> _Records with drawing code_
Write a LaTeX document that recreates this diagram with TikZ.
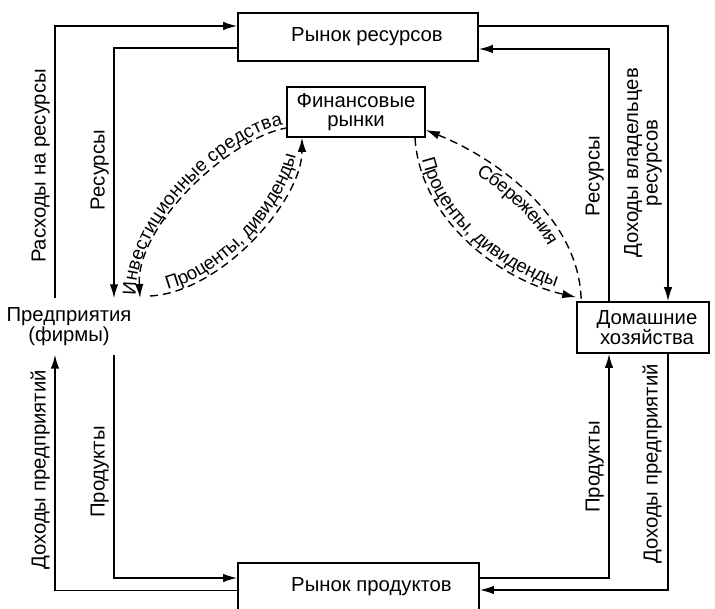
\documentclass[tikz,border=0pt]{standalone}
\usepackage{fontspec}
\setmainfont{Liberation Sans}
\usetikzlibrary{arrows.meta,decorations.text}
\newcommand\mainfs{\fontsize{20.3pt}{19.5pt}\selectfont}
\newcommand\curvefs{\fontsize{18.8pt}{19pt}\selectfont}
\begin{document}
\begin{tikzpicture}[x=1pt,y=-1pt,
  box/.style={draw, line width=1.6pt, inner sep=2pt, font=\mainfs, align=center},
  txt/.style={font=\mainfs, align=center, inner sep=0pt},
  vlab/.style={font=\mainfs, rotate=90, anchor=south, inner sep=0pt, align=center},
  flow/.style={line width=1.6pt, -{Latex[length=14pt,width=8.5pt]}},
  dflow/.style={line width=1.4pt, dash pattern=on 8pt off 5pt, -{Latex[length=14pt,width=8.5pt]}},
  dflowback/.style={line width=1.4pt, dash pattern=on 8pt off 5pt, {Latex[length=14pt,width=8.5pt]}-},
]
\useasboundingbox (0,0) rectangle (715,609);
\clip (0,0) rectangle (715,609);

% nodes
\node[box, minimum width=240pt, minimum height=48pt] (resm) at (358,37) {\hspace*{18pt}Рынок ресурсов};
\node[box, minimum width=241pt, minimum height=48pt] (prodm) at (358.5,587) {\hspace*{26pt}Рынок продуктов};
\node[box, minimum width=138pt, minimum height=50pt, inner sep=1pt] (fin) at (356,112) {Финансовые\\рынки};
\node[box, minimum width=132pt, minimum height=51pt] (hh) at (643,327.5) {\hspace*{8pt}Домашние\\\hspace*{8pt}хозяйства};
\node[txt, minimum height=56pt] (firm) at (69,326.5) {Предприятия\\(фирмы)};

% line x positions
\coordinate (xA) at (55,0);
\coordinate (xB) at (114,0);
\coordinate (xC) at (609,0);
\coordinate (xD) at (668,0);

% solid flows
\draw[flow] (firm.north -| xA) |- ([yshift=11pt]resm.west);
\draw[flow] ([yshift=-11pt]resm.west) -| (firm.north -| xB);
\draw[flow] ([yshift=11pt]resm.east) -| (hh.north -| xD);
\draw[flow] (hh.north -| xC) |- ([yshift=-12pt]resm.east);
\draw[flow] (firm.south -| xB) |- ([yshift=9pt]prodm.west);
\draw[flow] ([yshift=-3.5pt]prodm.west) -| (firm.south -| xA);
\draw[flow] ([yshift=9pt]prodm.east) -| (hh.south -| xC);
\draw[flow] (hh.south -| xD) |- ([yshift=-3pt]prodm.east);

% vertical labels
\node[vlab] (l1) at (50,166) {Расходы на ресурсы};
\node[vlab] (l2) at (109,170) {Ресурсы};
\node[vlab] (l3) at (50,470) {Доходы предприятий};
\node[vlab] (l4) at (109,472) {Продукты};
\node[vlab] (l5) at (604,176) {Ресурсы};
\node[vlab] (l6) at (662,163) {Доходы владельцев\\ресурсов};
\node[vlab] (l7) at (604,467) {Продукты};
\node[vlab] (l8) at (662,464) {Доходы предприятий};

% curve end points
\coordinate (invF) at (140,298);
\coordinate (invM) at ([yshift=-16pt]fin.west);
\coordinate (proF) at (150,296);
\coordinate (proM) at ([xshift=-54pt]fin.south);
\coordinate (sbM) at ([yshift=-18pt]fin.east);
\coordinate (sbH) at ([xshift=5pt]hh.north west);
\coordinate (prM) at ([xshift=59pt]fin.south);
\coordinate (prH) at ([yshift=4pt]hh.north west);

% dashed curves
\draw[dflowback, postaction={decorate, decoration={text along path, text={|\curvefs|Инвестиционные средства}, text align=center, raise=4pt}}]
  (invF) .. controls (136,225) and (230,138) .. (invM);
\draw[dflow, postaction={decorate, decoration={text along path, text={|\curvefs|Проценты, дивиденды}, text align=center, raise=4pt}}]
  (proF) .. controls (222,292) and (302,200) .. (proM);
\draw[dflowback, postaction={decorate, decoration={text along path, text={|\curvefs|Сбережения}, text align=center, raise=-17pt}}]
  (sbM) .. controls (500,160) and (580,220) .. (sbH);
\draw[dflow, postaction={decorate, decoration={text along path, text={|\curvefs|Проценты, дивиденды}, text align=center, raise=4pt}}]
  (prM) .. controls (420,220) and (500,280) .. (prH);
\end{tikzpicture}
\end{document}
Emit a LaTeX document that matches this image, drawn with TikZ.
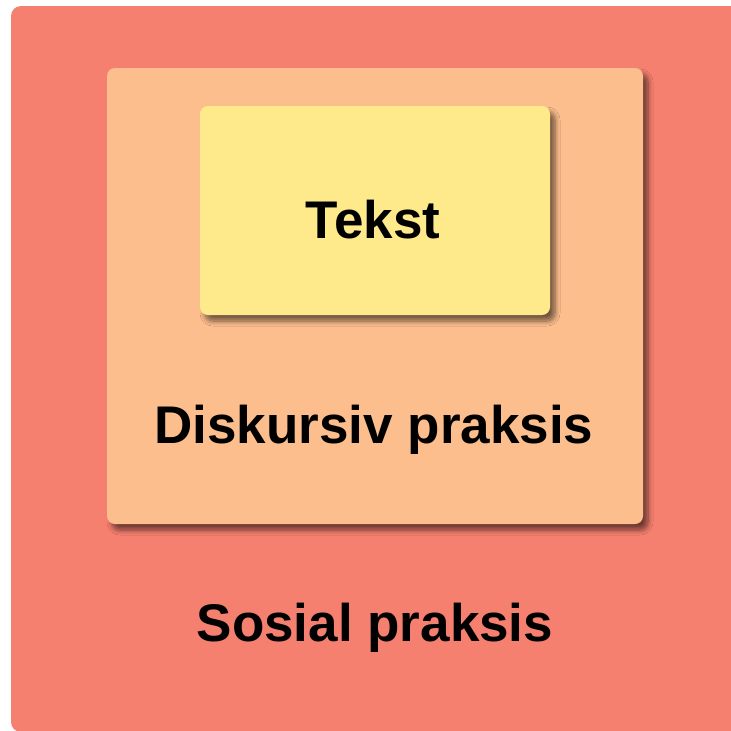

> _WHAT YOU ARE ASKED TO DO_
Transcribe the preceding listing in its entirety and with exact wording, leaving out pictures.

> _COMPLETED EXERCISE_
Write a LaTeX document that recreates this diagram with TikZ.
\documentclass[tikz,border=0pt]{standalone}
\usepackage{fontspec}
\setmainfont{Liberation Sans}
\usetikzlibrary{arrows.meta,decorations.text}
\newcommand\mainfs{\fontsize{20.3pt}{19.5pt}\selectfont}
\newcommand\curvefs{\fontsize{18.8pt}{19pt}\selectfont}
\begin{document}
\begin{tikzpicture}[x=1pt,y=-1pt,
  box/.style={draw, line width=1.6pt, inner sep=2pt, font=\mainfs, align=center},
  txt/.style={font=\mainfs, align=center, inner sep=0pt},
  vlab/.style={font=\mainfs, rotate=90, anchor=south, inner sep=0pt, align=center},
  flow/.style={line width=1.6pt, -{Latex[length=14pt,width=8.5pt]}},
  dflow/.style={line width=1.4pt, dash pattern=on 8pt off 5pt, -{Latex[length=14pt,width=8.5pt]}},
  dflowback/.style={line width=1.4pt, dash pattern=on 8pt off 5pt, {Latex[length=14pt,width=8.5pt]}-},
]
\useasboundingbox (0,0) rectangle (715,609);
\clip (0,0) rectangle (715,609);

% nodes
\node[box, minimum width=240pt, minimum height=48pt] (resm) at (358,37) {\hspace*{18pt}Рынок ресурсов};
\node[box, minimum width=241pt, minimum height=48pt] (prodm) at (358.5,587) {\hspace*{26pt}Рынок продуктов};
\node[box, minimum width=138pt, minimum height=50pt, inner sep=1pt] (fin) at (356,112) {Финансовые\\рынки};
\node[box, minimum width=132pt, minimum height=51pt] (hh) at (643,327.5) {\hspace*{8pt}Домашние\\\hspace*{8pt}хозяйства};
\node[txt, minimum height=56pt] (firm) at (69,326.5) {Предприятия\\(фирмы)};

% line x positions
\coordinate (xA) at (55,0);
\coordinate (xB) at (114,0);
\coordinate (xC) at (609,0);
\coordinate (xD) at (668,0);

% solid flows
\draw[flow] (firm.north -| xA) |- ([yshift=11pt]resm.west);
\draw[flow] ([yshift=-11pt]resm.west) -| (firm.north -| xB);
\draw[flow] ([yshift=11pt]resm.east) -| (hh.north -| xD);
\draw[flow] (hh.north -| xC) |- ([yshift=-12pt]resm.east);
\draw[flow] (firm.south -| xB) |- ([yshift=9pt]prodm.west);
\draw[flow] ([yshift=-3.5pt]prodm.west) -| (firm.south -| xA);
\draw[flow] ([yshift=9pt]prodm.east) -| (hh.south -| xC);
\draw[flow] (hh.south -| xD) |- ([yshift=-3pt]prodm.east);

% vertical labels
\node[vlab] (l1) at (50,166) {Расходы на ресурсы};
\node[vlab] (l2) at (109,170) {Ресурсы};
\node[vlab] (l3) at (50,470) {Доходы предприятий};
\node[vlab] (l4) at (109,472) {Продукты};
\node[vlab] (l5) at (604,176) {Ресурсы};
\node[vlab] (l6) at (662,163) {Доходы владельцев\\ресурсов};
\node[vlab] (l7) at (604,467) {Продукты};
\node[vlab] (l8) at (662,464) {Доходы предприятий};

% curve end points
\coordinate (invF) at (140,298);
\coordinate (invM) at ([yshift=-16pt]fin.west);
\coordinate (proF) at (150,296);
\coordinate (proM) at ([xshift=-54pt]fin.south);
\coordinate (sbM) at ([yshift=-18pt]fin.east);
\coordinate (sbH) at ([xshift=5pt]hh.north west);
\coordinate (prM) at ([xshift=59pt]fin.south);
\coordinate (prH) at ([yshift=4pt]hh.north west);

% dashed curves
\draw[dflowback, postaction={decorate, decoration={text along path, text={|\curvefs|Инвестиционные средства}, text align=center, raise=4pt}}]
  (invF) .. controls (136,225) and (230,138) .. (invM);
\draw[dflow, postaction={decorate, decoration={text along path, text={|\curvefs|Проценты, дивиденды}, text align=center, raise=4pt}}]
  (proF) .. controls (222,292) and (302,200) .. (proM);
\draw[dflowback, postaction={decorate, decoration={text along path, text={|\curvefs|Сбережения}, text align=center, raise=-17pt}}]
  (sbM) .. controls (500,160) and (580,220) .. (sbH);
\draw[dflow, postaction={decorate, decoration={text along path, text={|\curvefs|Проценты, дивиденды}, text align=center, raise=4pt}}]
  (prM) .. controls (420,220) and (500,280) .. (prH);
\end{tikzpicture}
\end{document}
Emit a LaTeX document that matches this image, drawn with TikZ.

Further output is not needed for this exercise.